I found someone who MIGHT rent me a room despite all this. “Might” being the operative word, as he was only one of the tenants (another was on holiday), and he thought the landlord ‘might not mind someone who wasn’t working’, but wasn’t actually sure. Several weeks later, they were still advertising the room. It was in a horrible part of the city, inconvenient for absolutely everything (friends, family, supermarkets, everything), but it was so cheap I was considering it. Or it WAS cheap, until I phoned my car insurance company. It turned out that the area in question has pretty much the highest crime rate in the whole of Bristol. Official police figures put it at more than double the crime rate for where I was living, in almost every category (including vehicle-related crime). So my ‘just about surviving’ budget wouldn’t stretch to ‘just about surviving, AND affording an insured car’. And that job I’d just been offered was based in an out-of-town area, starting before there were any buses running (and ~6miles from this location) – making a car pretty much essential unless I fancied a 90minute walk every morning, or having my bike nicked every other day.
The almost last resort
At the point where it was going to be a choice between a park bench, a friend’s living room floor, or moving back to my parents’ (which is in the middle of nowhere, with no jobs. Or a Job Centre. It would have cost me £5 a fortnight just to get to a Job Centre to sign on.), finally, I found someone who would accept my state of sorta-employment, and provide a written tenancy agreement with the details that the Housing Benefit department actually needed.
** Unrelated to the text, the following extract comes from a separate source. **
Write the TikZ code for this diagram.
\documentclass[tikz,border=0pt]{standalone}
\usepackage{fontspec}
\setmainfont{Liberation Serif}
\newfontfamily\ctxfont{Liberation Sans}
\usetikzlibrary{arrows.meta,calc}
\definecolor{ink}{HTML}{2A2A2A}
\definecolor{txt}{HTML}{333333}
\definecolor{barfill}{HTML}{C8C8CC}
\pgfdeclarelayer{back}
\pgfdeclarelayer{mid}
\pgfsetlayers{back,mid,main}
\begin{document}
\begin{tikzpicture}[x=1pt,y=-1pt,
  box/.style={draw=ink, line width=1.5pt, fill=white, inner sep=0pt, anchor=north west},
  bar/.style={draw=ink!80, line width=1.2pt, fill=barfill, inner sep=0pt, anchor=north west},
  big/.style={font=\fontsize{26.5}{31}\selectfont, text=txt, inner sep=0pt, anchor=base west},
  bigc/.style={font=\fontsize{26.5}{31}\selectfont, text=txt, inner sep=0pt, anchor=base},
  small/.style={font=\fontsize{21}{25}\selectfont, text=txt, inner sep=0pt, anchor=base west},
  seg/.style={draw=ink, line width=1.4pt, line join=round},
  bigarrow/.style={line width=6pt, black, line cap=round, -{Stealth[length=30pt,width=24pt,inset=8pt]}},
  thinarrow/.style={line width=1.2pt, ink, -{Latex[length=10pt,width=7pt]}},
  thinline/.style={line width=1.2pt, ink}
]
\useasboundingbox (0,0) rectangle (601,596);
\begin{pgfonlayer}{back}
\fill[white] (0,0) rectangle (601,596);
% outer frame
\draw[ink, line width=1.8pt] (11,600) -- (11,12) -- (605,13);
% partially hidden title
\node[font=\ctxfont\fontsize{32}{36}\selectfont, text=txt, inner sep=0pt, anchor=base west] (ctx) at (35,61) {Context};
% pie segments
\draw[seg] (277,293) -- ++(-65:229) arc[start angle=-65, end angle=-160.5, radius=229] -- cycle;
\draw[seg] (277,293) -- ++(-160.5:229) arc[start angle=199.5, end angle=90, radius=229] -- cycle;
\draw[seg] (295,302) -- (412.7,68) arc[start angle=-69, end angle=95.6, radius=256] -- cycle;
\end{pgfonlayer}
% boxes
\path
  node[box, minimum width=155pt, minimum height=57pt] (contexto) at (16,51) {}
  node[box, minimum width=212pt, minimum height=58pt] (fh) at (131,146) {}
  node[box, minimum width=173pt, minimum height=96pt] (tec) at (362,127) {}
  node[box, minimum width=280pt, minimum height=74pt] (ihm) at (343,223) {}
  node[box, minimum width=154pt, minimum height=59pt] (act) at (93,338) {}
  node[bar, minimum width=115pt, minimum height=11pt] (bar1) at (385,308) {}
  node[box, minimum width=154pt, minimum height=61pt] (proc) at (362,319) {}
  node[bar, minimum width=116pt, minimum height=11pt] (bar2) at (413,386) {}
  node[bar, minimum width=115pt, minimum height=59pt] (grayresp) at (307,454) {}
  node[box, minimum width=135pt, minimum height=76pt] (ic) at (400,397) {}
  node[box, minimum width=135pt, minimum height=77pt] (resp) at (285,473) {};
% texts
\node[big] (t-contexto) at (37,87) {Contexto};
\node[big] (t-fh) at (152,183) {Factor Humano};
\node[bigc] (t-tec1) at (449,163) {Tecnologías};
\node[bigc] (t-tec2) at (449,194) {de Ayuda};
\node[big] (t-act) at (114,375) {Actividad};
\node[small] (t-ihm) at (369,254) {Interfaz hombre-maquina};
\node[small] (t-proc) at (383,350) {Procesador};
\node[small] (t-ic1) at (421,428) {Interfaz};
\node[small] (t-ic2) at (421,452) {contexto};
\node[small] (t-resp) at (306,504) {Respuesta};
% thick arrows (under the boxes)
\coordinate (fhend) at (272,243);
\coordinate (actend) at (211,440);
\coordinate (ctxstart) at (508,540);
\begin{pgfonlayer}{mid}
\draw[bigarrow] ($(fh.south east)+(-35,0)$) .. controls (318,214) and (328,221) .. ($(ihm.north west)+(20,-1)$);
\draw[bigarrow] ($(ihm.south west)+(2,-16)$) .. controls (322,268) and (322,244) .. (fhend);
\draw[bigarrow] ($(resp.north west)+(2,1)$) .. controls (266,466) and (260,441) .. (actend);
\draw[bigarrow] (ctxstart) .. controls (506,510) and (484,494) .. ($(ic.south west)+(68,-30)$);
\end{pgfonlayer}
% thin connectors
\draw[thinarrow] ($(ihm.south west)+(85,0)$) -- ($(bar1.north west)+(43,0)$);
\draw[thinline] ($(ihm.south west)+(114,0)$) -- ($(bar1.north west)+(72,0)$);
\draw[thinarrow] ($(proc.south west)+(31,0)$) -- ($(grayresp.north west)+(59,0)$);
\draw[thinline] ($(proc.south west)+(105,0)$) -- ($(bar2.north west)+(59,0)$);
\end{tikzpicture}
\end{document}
And it’s a dump. There’s lots of other words for it, but it’s the noisiest, most poorly-maintained house I’ve ever lived in. Ever.
There is an inch or more gap at the top of every single internal door. And they all rub at the sides on opening/closing. Every stair creaks (even if you walk slowly, and at the edges), so it’s impossible to leave or return a job of unsociable hours, without making noise. This is annoying to both me and my current housemates, as I start very early and they regularly finish quite late at night. I have to tell them to shut up so I can sleep, then I probably wake them all up at 5am.
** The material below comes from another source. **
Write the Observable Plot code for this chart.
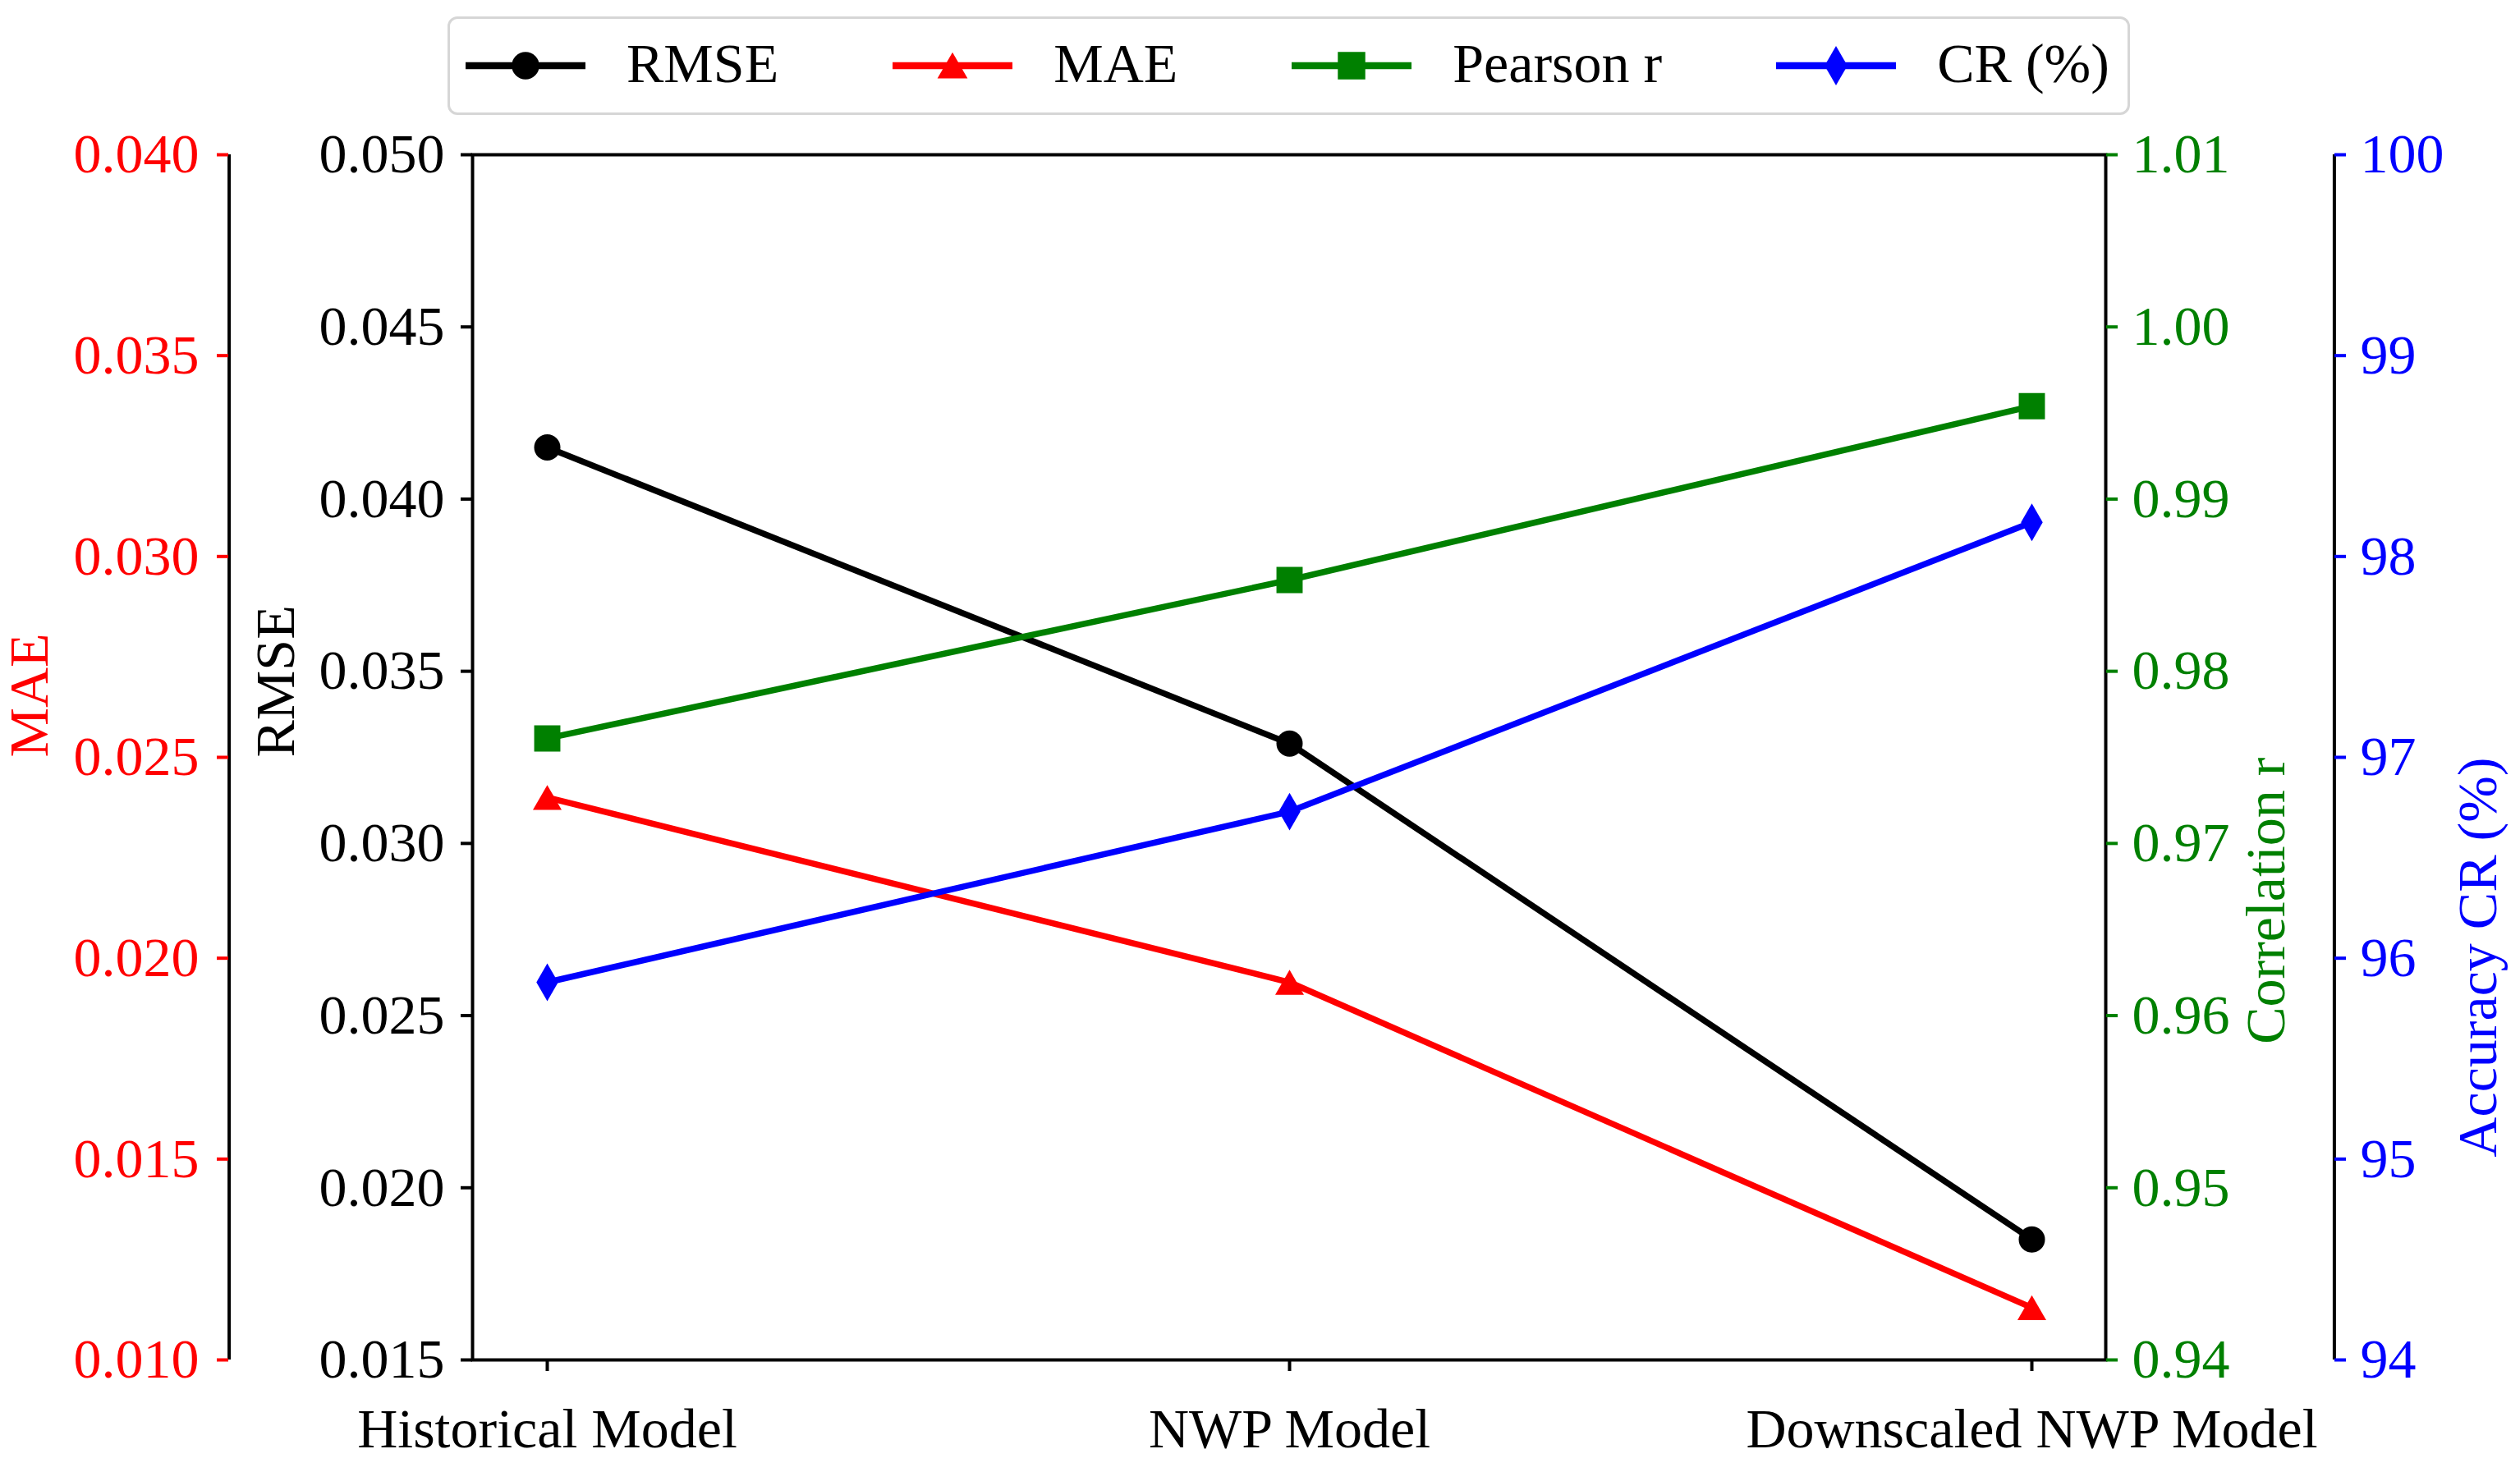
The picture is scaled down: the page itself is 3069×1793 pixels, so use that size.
<!DOCTYPE html>
<html>
<head>
<meta charset="utf-8">
<script src="https://cdn.jsdelivr.net/npm/d3@7"></script>
<script src="https://cdn.jsdelivr.net/npm/@observablehq/plot@0.6"></script>
<style>
  html, body { margin: 0; padding: 0; background: #fff; overflow: hidden; }
  body { width: 3069px; height: 1793px; font-family: "Liberation Serif", "Times New Roman", serif; }
  #legend-wrap { position: relative; width: 3069px; height: 148px; }
  #legend { position: absolute; left: 545px; top: 20px; width: 2049px; height: 120px; box-sizing: border-box;
            border: 3px solid #d6d6d6; border-radius: 12px; display: flex; align-items: center; padding-left: 19px; background: #fff; }
  .item { display: flex; align-items: center; margin-right: 139px; flex-shrink: 0; white-space: nowrap; }
  .item svg { flex-shrink: 0; }
  .item span { font-size: 68px; line-height: 1; margin-left: 50px; color: #000; white-space: nowrap; position: relative; top: -3px; }
  #chart svg { display: block; }
</style>
</head>
<body>
<div id="legend-wrap"><div id="legend"></div></div>
<div id="chart"></div>
<script>
// ---- data ----
const models = ["Historical Model", "NWP Model", "Downscaled NWP Model"];
const rmse = [0.0415, 0.0329, 0.0185];
const mae = [0.0240, 0.0194, 0.0113];
const pearson = [0.9761, 0.9853, 0.9954];
const cr = [95.88, 96.73, 98.17];

const rmseTicks = [0.015, 0.020, 0.025, 0.030, 0.035, 0.040, 0.045, 0.050];
const maeTicks = [0.010, 0.015, 0.020, 0.025, 0.030, 0.035, 0.040];
const corrTicks = [0.94, 0.95, 0.96, 0.97, 0.98, 0.99, 1.00, 1.01];
const crTicks = [94, 95, 96, 97, 98, 99, 100];

const legendNames = ["RMSE", "MAE", "Pearson r", "CR (%)"];
const axisLabels = ["RMSE", "MAE", "Correlation r", "Accuracy CR (%)"];

// ---- series config ----
const series = [
  {key: "RMSE", values: rmse, domain: [0.015, 0.050], ticks: rmseTicks, fmt: d3.format(".3f"), color: "black", symbol: "circle", r: 16, dy: 0},
  {key: "MAE", values: mae, domain: [0.010, 0.040], ticks: maeTicks, fmt: d3.format(".3f"), color: "red", symbol: "triangle", r: 13, dy: 5},
  {key: "Pearson r", values: pearson, domain: [0.94, 1.01], ticks: corrTicks, fmt: d3.format(".2f"), color: "green", symbol: "square", r: 18, dy: 0},
  {key: "CR (%)", values: cr, domain: [94, 100], ticks: crTicks, fmt: d3.format("d"), color: "blue", symbol: "diamond", r: 13.9, dy: 0}
];
series.forEach(s => {
  s.norm = v => (v - s.domain[0]) / (s.domain[1] - s.domain[0]);
  s.inv = t => s.domain[0] + t * (s.domain[1] - s.domain[0]);
  s.rows = models.map((m, i) => ({model: m, v: s.norm(s.values[i])}));
});

// ---- layout ----
const W = 3069, H = 1793 - 148;
const mL = 575, mR = W - 2564, mT = 40, mB = H - (1656 - 148);
const fs = 68, lw = 4;
const font = '"Liberation Serif", "Times New Roman", serif';
const step = (W - mL - mR) / (models.length - 1 + 0.2);
const firstX = mL + 0.1 * step, lastX = W - mR - 0.1 * step;
const maeSpineDx = 278 - mL;      // offset of the MAE axis from the frame
const crSpineDx = 2842 - (W - mR); // offset of the CR axis from the frame

const axisCommon = {tickSize: 14, strokeWidth: lw, fontSize: fs, fontFamily: font, fontVariant: "normal", label: null};

const marks = [
  Plot.frame({stroke: "black", strokeWidth: lw}),
  Plot.ruleX([models[0]], {x: d => d, y1: 0, y2: 1, dx: 278 - firstX, stroke: "black", strokeWidth: lw}),
  Plot.ruleX([models[2]], {x: d => d, y1: 0, y2: 1, dx: 2842 - lastX, stroke: "black", strokeWidth: lw}),
  Plot.axisY(series[0].ticks.map(series[0].norm), {...axisCommon, anchor: "left", tickPadding: 20, color: "black", tickFormat: d => series[0].fmt(series[0].inv(d))}),
  Plot.axisY(series[1].ticks.map(series[1].norm), {...axisCommon, anchor: "left", tickPadding: 22, dx: maeSpineDx, color: "red", tickFormat: d => series[1].fmt(series[1].inv(d))}),
  Plot.axisY(series[2].ticks.map(series[2].norm), {...axisCommon, anchor: "right", tickPadding: 18, color: "green", tickFormat: d => series[2].fmt(series[2].inv(d))}),
  Plot.axisY(series[3].ticks.map(series[3].norm), {...axisCommon, anchor: "right", tickPadding: 18, dx: crSpineDx, color: "blue", tickFormat: d => series[3].fmt(series[3].inv(d))}),
  Plot.axisX(models, {...axisCommon, anchor: "bottom", tickPadding: 44, color: "black"}),
  Plot.text([axisLabels[1]], {text: d => d, frameAnchor: "left", dx: 36 - mL, rotate: -90, fill: "red", fontSize: fs, fontFamily: font}),
  Plot.text([axisLabels[0]], {text: d => d, frameAnchor: "left", dx: 336 - mL, rotate: -90, fill: "black", fontSize: fs, fontFamily: font}),
  Plot.text([axisLabels[2]], {text: d => d, frameAnchor: "right", dx: 2760 - (W - mR), rotate: -90, fill: "green", fontSize: fs, fontFamily: font}),
  Plot.text([axisLabels[3]], {text: d => d, frameAnchor: "right", dx: 3018 - (W - mR), rotate: -90, fill: "blue", fontSize: fs, fontFamily: font})
];
series.forEach(s => {
  marks.push(Plot.line(s.rows, {x: "model", y: "v", stroke: s.color, strokeWidth: 7.5, strokeLinejoin: "round"}));
  marks.push(Plot.dot(s.rows, {x: "model", y: "v", symbol: s.symbol, r: s.r, fill: s.color, stroke: "none", dy: s.dy}));
});

const chart = Plot.plot({
  width: W, height: H,
  marginLeft: mL, marginRight: mR, marginTop: mT, marginBottom: mB,
  style: {fontFamily: font, fontSize: fs + "px", background: "white", overflow: "visible"},
  x: {type: "point", domain: models, padding: 0.1, axis: null},
  y: {domain: [0, 1], axis: null},
  marks
});
document.getElementById("chart").appendChild(chart);

// ---- legend ----
const legend = d3.select("#legend");
series.forEach((s, i) => {
  const item = legend.append("div").attr("class", "item");
  const sw = item.append("svg").attr("width", 146).attr("height", 60);
  sw.append("line").attr("x1", 0).attr("x2", 146).attr("y1", 30).attr("y2", 30)
    .attr("stroke", s.color).attr("stroke-width", 8.5);
  const sym = {circle: d3.symbolCircle, triangle: d3.symbolTriangle, square: d3.symbolSquare, diamond: d3.symbolDiamond}[s.symbol];
  sw.append("path").attr("d", d3.symbol(sym, Math.PI * s.r * s.r * 1.1)())
    .attr("transform", `translate(73,${30 + s.dy})`).attr("fill", s.color);
  item.append("span").text(legendNames[i]);
});
</script>
</body>
</html>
There is no way of showering without getting water on the floor, thanks to a glass shower screen that will never sit straight, as the bath-top is not straight (it’s a 1980’s one, patterned like what is meant to be a shell, but might as well be a series of interconnected-arses, for all the resemblance it bears to anything you’d imagine seeing during a romantic trip to a deserted beach). And the shower was installed at the wrong end of the bath, so there’s a sloping foot-end making it difficult, should you want to.. I don’t know…say.. stand underneath the shower.
Two of the bedrooms have frosted glass doors, which is obviously brilliant for blocking out the light caused by other people in the house coming and going. And the internal soundproofing is so bad, that if I ever wanted to bring a woman back here, we might as well have sex in the living room during the Britain’s Got Talent finale, because you can hear every creak anyone makes from anywhere in the house, anyway.
It has a central heating and hot water system which runs via a combination of some ancient thing called a “back boiler”, and a water cylinder, which is in my bedroom. It’s incredibly noisy, and despite repeated requests for the landlords to do something about it, and visits from various tradesmen, it still has a faulty thermostat, so no matter what temperature you set it to, if you leave it running more than a few hours, it boils the water in the tank. I was convinced the first time it did it, it was about to explode. The whole thing shakes about as if it’s about to jump through the cupboard/wall and pour boiling water over everything in sight. The controls of all this (also in my bedroom) and the inability to leave it running without it trying to kill itself, means I have to be asked to switch the heating/water on/off as and when needed. Which is clearly the most stupid setup for a house-share in history. If I go away for a weekend, lock my bedroom door, and someone runs off the hot water doing the washing up, nobody can have a shower until the next time the timer kicks back in. With 5 people renting separate rooms, living separate lives, working different hours, it doesn’t matter what time of day the water comes on, it will never suit everybody.
When someone flushes a toilet, the water cylinder in my bedroom refills loudly (it’s like someone having a really long piss into a cauldron, while standing in my wardrobe), and when anyone showers or runs a tap to do the washing up, you get this noise in my bedroom. I haven’t managed more than 6 hours sleep before work, in over a month. And I need my sleep. Realistically, I need a good 8 hours at least half of the week, if I’m to stand any chance of functioning to my best. I’m currently surviving by falling asleep in the afternoons, and/or catching up by having an absurdly long lie-in on my days off. (Like….until gone noon? Yes, sometimes.). My body hates me, completely.
And can you guess where that was? Yes – the only aerial point is in my bedroom. So as well as the noisiest, and hottest room in the house, I now have to have an aerial signal booster plugged in permanently, so people downstairs can watch TV. Which would be fine. What am I moaning about? It’s just one device to plug in, for heaven’s sake! Yes – that’d be fine, but for the fact there are only two plug sockets in my room. No, not two sets of plug sockets. One box, with two sockets on it. That’s it. I’m not entirely sure how many extension-leads-off-extension-leads it’s safe to have, but I’m pretty sure I’m over that.
This is the reality of the sort of housing that a benefit claimant in 2012 can afford/get accepted into. The other possible places that fell through included extremely high crime areas, and two houses with serious damp/mould problems. I don’t believe that anyone would choose it, if they had other sensible options. As someone who has claimed benefits several times in my life, I don’t think benefit cheats even exist. Certainly not the sort that do it deliberately. Maybe there are some that don’t know any better, or think it’s their only option. But doing it on purpose? For what? A complete sense of failure? The inevitable depression that comes from never leaving the house, except to go to the supermarket, and fortnightly visits to one of the least motivating places on earth (Jobcentre Plus)? To live in a rickety old house, barely surviving? It’s no future anybody would choose.
P.S. While I now have a job, I signed a 6-month tenancy to live here, so I’m stuck here for the moment. Plus, I’m going to need to save money to afford that massive all-inclusive deposit to move out of this shithole before the winter, because the heating running all day and night will mean I have to survive on no sleep at all.
P.P.S. Yes I’ve tried earplugs. Both foam and wax. It’s still no good. If I can hear a smoke detector or my alarm clock, I can hear this absurdly loud heating/water system.